It is an amount payable which arises because of, and is determined by reference to, a contractual arrangement between the plaintiffs and a third party, that is, an entity which is not a party to the litigation, which played no role in the circumstances leading to the other losses sustained by the plaintiffs and had nothing to do with any attempt by the plaintiffs to mitigate their other losses.
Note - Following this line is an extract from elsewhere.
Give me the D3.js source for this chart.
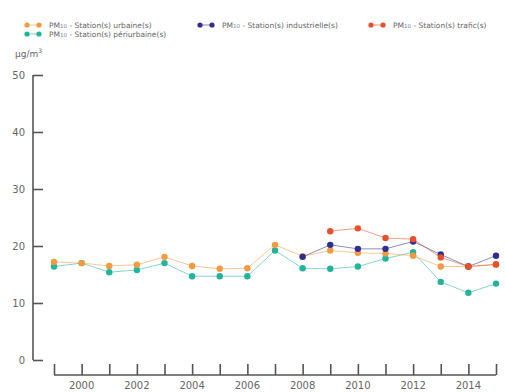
<!DOCTYPE html>
<html>
<head>
<meta charset="utf-8">
<script src="https://cdn.jsdelivr.net/npm/d3@7"></script>
<style>
  html, body { margin: 0; padding: 0; background: #fff; }
  svg { display: block; font-family: "DejaVu Sans", "Noto Sans", sans-serif; }
</style>
</head>
<body>
<svg id="chart" width="505" height="392"></svg>
<script>
// PM10 annual means (µg/m³) by station type
const years = [1999, 2000, 2001, 2002, 2003, 2004, 2005, 2006, 2007, 2008, 2009, 2010, 2011, 2012, 2013, 2014, 2015];
const urbaine     = [17.2, 17.0, 16.5, 16.7, 18.1, 16.5, 16.0, 16.1, 20.2, 18.2, 19.2, 18.8, 18.7, 18.3, 16.4, 16.4, 16.7];
const periurbaine = [16.4, 17.0, 15.4, 15.8, 17.0, 14.7, 14.7, 14.7, 19.2, 16.1, 16.0, 16.4, 17.8, 18.9, 13.7, 11.8, 13.4];
const industrielle = [null, null, null, null, null, null, null, null, null, 18.1, 20.2, 19.5, 19.5, 20.8, 18.5, 16.4, 18.3];
const trafic      = [null, null, null, null, null, null, null, null, null, null, 22.6, 23.1, 21.4, 21.2, 18.0, 16.4, 16.8];
const yTicks = [0, 10, 20, 30, 40, 50];
const xLabels = [2000, 2002, 2004, 2006, 2008, 2010, 2012, 2014];

const series = [
  { name: "Station(s) périurbaine(s)", values: periurbaine, color: "#22b49a", lx: 27, ly: 34 },
  { name: "Station(s) urbaine(s)", values: urbaine, color: "#f39a3e", lx: 27, ly: 25 },
  { name: "Station(s) industrielle(s)", values: industrielle, color: "#2e2e8e", lx: 200, ly: 25 },
  { name: "Station(s) trafic(s)", values: trafic, color: "#e84f2a", lx: 371, ly: 25 }
];

const svg = d3.select("#chart");
const x = d3.scaleLinear().domain([1999, 2015]).range([54, 496]);
const y = d3.scaleLinear().domain([0, 50]).range([360, 75]);
const axisColor = "#555";
const textColor = "#666";

// Y axis (ticks pointing inward)
const yAxis = svg.append("g").attr("transform", "translate(33,0)")
  .call(d3.axisRight(y).tickValues(yTicks).tickSize(10).tickFormat(""));
yAxis.select(".domain").attr("d", `M0,${y(50)}V${y(0)}`).attr("stroke", axisColor).attr("stroke-width", 1.6);
yAxis.selectAll(".tick line").attr("stroke", axisColor).attr("stroke-width", 1.6);
svg.append("g").selectAll("text").data(yTicks).join("text")
  .attr("x", 25).attr("y", d => y(d)).attr("dy", "0.35em")
  .attr("text-anchor", "end").attr("font-size", 10).attr("fill", textColor)
  .text(d => d);

// Unit label
const unit = svg.append("text").attr("x", 15).attr("y", 57).attr("font-size", 9).attr("fill", textColor);
unit.append("tspan").text("µg/m");
unit.append("tspan").attr("font-size", 6).attr("dy", -4).text("3");

// X axis (ticks pointing up, one per year)
const xAxis = svg.append("g").attr("transform", "translate(0,375)")
  .call(d3.axisTop(x).tickValues(years).tickSize(11).tickFormat(""));
xAxis.select(".domain").attr("d", `M${x(1999)},0H${x(2015)}`).attr("stroke", axisColor).attr("stroke-width", 1.6);
xAxis.selectAll(".tick line").attr("stroke", axisColor).attr("stroke-width", 1.6);
svg.append("g").selectAll("text").data(xLabels).join("text")
  .attr("x", d => x(d)).attr("y", 389)
  .attr("text-anchor", "middle").attr("font-size", 10).attr("fill", textColor)
  .text(d => d);

// Series lines and markers
const line = d3.line()
  .defined(d => d.v !== null)
  .x(d => x(d.year)).y(d => y(d.v));

series.forEach(s => {
  const pts = years.map((yr, i) => ({ year: yr, v: s.values[i] }));
  const g = svg.append("g");
  g.append("path").datum(pts).attr("d", line)
    .attr("fill", "none").attr("stroke", s.color).attr("stroke-width", 1).attr("stroke-opacity", 0.55);
  g.selectAll("circle").data(pts.filter(d => d.v !== null)).join("circle")
    .attr("cx", d => x(d.year)).attr("cy", d => y(d.v)).attr("r", 3.2)
    .attr("fill", s.color);
});

// Legend
series.forEach(s => {
  const g = svg.append("g").attr("transform", `translate(${s.lx},${s.ly})`);
  g.append("line").attr("x1", 0).attr("x2", 12).attr("stroke", s.color).attr("stroke-opacity", 0.6);
  g.append("circle").attr("cx", 0).attr("r", 2.6).attr("fill", s.color);
  g.append("circle").attr("cx", 12).attr("r", 2.6).attr("fill", s.color);
  const t = g.append("text").attr("x", 22).attr("dy", "0.35em").attr("font-size", 7.5).attr("fill", textColor);
  t.append("tspan").text("PM");
  t.append("tspan").attr("font-size", 5.5).attr("fill", "#7a86b0").text("10");
  t.append("tspan").text(" - " + s.name);
});
</script>
</body>
</html>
It is difficult to accept that the funder's commission is a "loss" in the compensatory sense. Of course, the liability to pay only arises after the plaintiffs have won but that is not the point. Yet, it is significant that the obligation to pay the funder's commission arises out of the funding agreement. All of the terms of the funding agreement must be considered. When doing so, the contention that the funder's commission is a loss for the purposes of a damages claim becomes even less clear. I will return to this.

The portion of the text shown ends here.